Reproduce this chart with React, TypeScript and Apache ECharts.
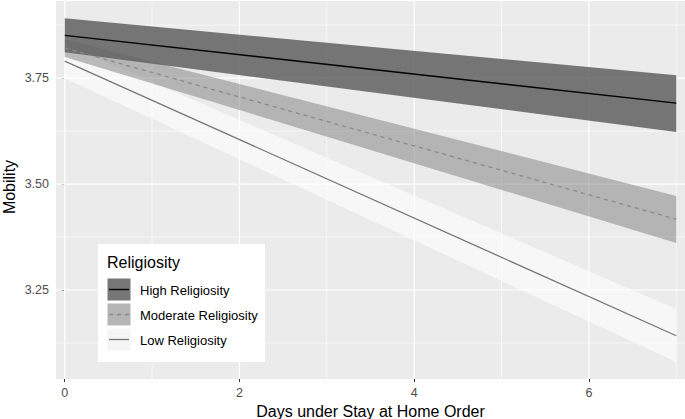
import React, { useEffect, useRef } from "react";
import * as echarts from "echarts";

const xEnds = [0, 7];
const highFit = [3.851, 3.691];
const highLower = [3.811, 3.623];
const highUpper = [3.891, 3.757];
const modFit = [3.821, 3.417];
const modLower = [3.800, 3.361];
const modUpper = [3.842, 3.472];
const lowFit = [3.790, 3.142];
const lowLower = [3.750, 3.080];
const lowUpper = [3.830, 3.205];
const xTicks = [0, 2, 4, 6];
const xMinor = [1, 3, 5, 7];
const yTicks = [3.25, 3.5, 3.75];
const yMinor = [3.125, 3.375, 3.625, 3.875];
const legendLabels = ["High Religiosity", "Moderate Religiosity", "Low Religiosity"];
const yTitle = "Mobility";

const X_MIN = -0.1;
const X_MAX = 7.1;
const Y_MIN = 3.04;
const Y_MAX = 3.932;

const FONT = "Liberation Sans, Arial, sans-serif";

function pts(ys: number[]) {
  return xEnds.map((x, i) => [x, ys[i]]);
}

function band(name: string, lower: number[], upper: number[], color: string, z: number) {
  return {
    type: "custom",
    name,
    silent: true,
    z,
    data: xEnds.map((x, i) => [x, lower[i], upper[i]]),
    encode: { x: 0, y: [1, 2] },
    renderItem: (params: any, api: any) => {
      if (params.dataIndex !== 0) return null;
      const top = xEnds.map((x, i) => api.coord([x, upper[i]]));
      const bot = xEnds.map((x, i) => api.coord([x, lower[i]])).reverse();
      return {
        type: "polygon",
        shape: { points: [...top, ...bot] },
        style: { fill: color },
      };
    },
  };
}

const gridSeries = {
  type: "custom",
  silent: true,
  z: 1,
  data: [[0, 3.5]],
  renderItem: (params: any, api: any) => {
    const children: any[] = [];
    const vline = (x: number, w: number) => {
      const a = api.coord([x, Y_MIN]);
      const b = api.coord([x, Y_MAX]);
      children.push({ type: "line", shape: { x1: a[0], y1: a[1], x2: b[0], y2: b[1] }, style: { stroke: "#ffffff", lineWidth: w } });
    };
    const hline = (y: number, w: number) => {
      const a = api.coord([X_MIN, y]);
      const b = api.coord([X_MAX, y]);
      children.push({ type: "line", shape: { x1: a[0], y1: a[1], x2: b[0], y2: b[1] }, style: { stroke: "#ffffff", lineWidth: w } });
    };
    xMinor.forEach((v) => vline(v, 0.6));
    yMinor.forEach((v) => hline(v, 0.6));
    xTicks.forEach((v) => vline(v, 1.2));
    yTicks.forEach((v) => hline(v, 1.2));
    return { type: "group", children };
  },
};

export default function App() {
  const ref = useRef<HTMLDivElement>(null);
  useEffect(() => {
    if (!ref.current) return;
    const chart = echarts.init(ref.current, undefined, { renderer: "svg" });
    const keyX = 107;
    const keyYs = [278, 303, 328];
    const keyFills = ["#777777", "#b5b5b5", "#f5f5f5"];
    const graphics: any[] = [
      {
        type: "text",
        x: 9,
        y: 187,
        rotation: Math.PI / 2,
        style: {
          text: yTitle,
          font: "16px " + FONT,
          fill: "#000",
          textAlign: "center",
          textVerticalAlign: "middle",
        },
        z: 50,
      },
      { type: "rect", shape: { x: 98, y: 244, width: 167, height: 118 }, style: { fill: "#ffffff" }, z: 100 },
      {
        type: "text",
        x: 107,
        y: 262,
        style: { text: "Religiosity", font: "16px " + FONT, fill: "#000", textVerticalAlign: "middle" },
        z: 101,
      },
    ];
    keyYs.forEach((ky, i) => {
      graphics.push({
        type: "rect",
        shape: { x: keyX, y: ky, width: 24, height: 23 },
        style: { fill: keyFills[i], stroke: "#ffffff", lineWidth: 1 },
        z: 101,
      });
      graphics.push({
        type: "line",
        shape: { x1: keyX + 2, y1: ky + 11.5, x2: keyX + 22, y2: ky + 11.5 },
        style: {
          stroke: i === 0 ? "#000000" : i === 1 ? "#8a8a8a" : "#777777",
          lineWidth: i === 0 ? 1.4 : 1.3,
          lineDash: i === 1 ? [4, 4] : null,
        },
        z: 102,
      });
      graphics.push({
        type: "text",
        x: 140,
        y: ky + 12,
        style: { text: legendLabels[i], font: "13px " + FONT, fill: "#000", textVerticalAlign: "middle" },
        z: 102,
      });
    });

    chart.setOption({
      animation: false,
      grid: {
        left: 56,
        right: 0,
        top: 1,
        bottom: 40,
        show: true,
        backgroundColor: "#EBEBEB",
        borderWidth: 0,
        containLabel: false,
        outerBoundsMode: "none",
      },
      xAxis: {
        type: "value",
        min: X_MIN,
        max: X_MAX,
        name: "Days under Stay at Home Order",
        nameLocation: "middle",
        nameGap: 23,
        nameTextStyle: { fontSize: 16, color: "#000", fontFamily: FONT },
        axisLine: { show: false },
        splitLine: { show: false },
        axisTick: { show: true, customValues: xTicks, length: 3, lineStyle: { color: "#333" } },
        axisLabel: {
          customValues: xTicks,
          color: "#4d4d4d",
          fontSize: 12.5,
          fontFamily: FONT,
          margin: 7,
        },
      },
      yAxis: {
        type: "value",
        min: Y_MIN,
        max: Y_MAX,
        axisLine: { show: false },
        splitLine: { show: false },
        axisTick: { show: true, customValues: yTicks, length: 3, lineStyle: { color: "#333" } },
        axisLabel: {
          customValues: yTicks,
          formatter: (v: number) => v.toFixed(2),
          color: "#4d4d4d",
          fontSize: 12.5,
          fontFamily: FONT,
          margin: 7,
        },
      },
      series: [
        gridSeries,
        band("low", lowLower, lowUpper, "rgba(255,255,255,0.6)", 2),
        band("mod", modLower, modUpper, "rgba(125,125,125,0.5)", 3),
        band("high", highLower, highUpper, "rgba(96,96,96,0.85)", 4),
        {
          type: "line",
          name: legendLabels[0],
          data: pts(highFit),
          symbol: "none",
          lineStyle: { color: "#000000", width: 1.4 },
          z: 10,
        },
        {
          type: "line",
          name: legendLabels[1],
          data: pts(modFit),
          symbol: "none",
          lineStyle: { color: "#8a8a8a", width: 1.3, type: [4, 4] },
          z: 10,
        },
        {
          type: "line",
          name: legendLabels[2],
          data: pts(lowFit),
          symbol: "none",
          lineStyle: { color: "#777777", width: 1.3 },
          z: 10,
        },
      ],
      graphic: graphics,
    });
    return () => chart.dispose();
  }, []);
  return <div ref={ref} style={{ width: 685, height: 419, position: "absolute", left: 0, top: 0 }} />;
}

------------------------

DO THIS: From the top of the listing above, repeat each line exactly until you reach the line containing "import * as", and repeat that one too. Leave the pictures out.

CORRECT OUTPUT:
Reproduce this chart with React, TypeScript and Apache ECharts.
import React, { useEffect, useRef } from "react";
import * as echarts from "echarts";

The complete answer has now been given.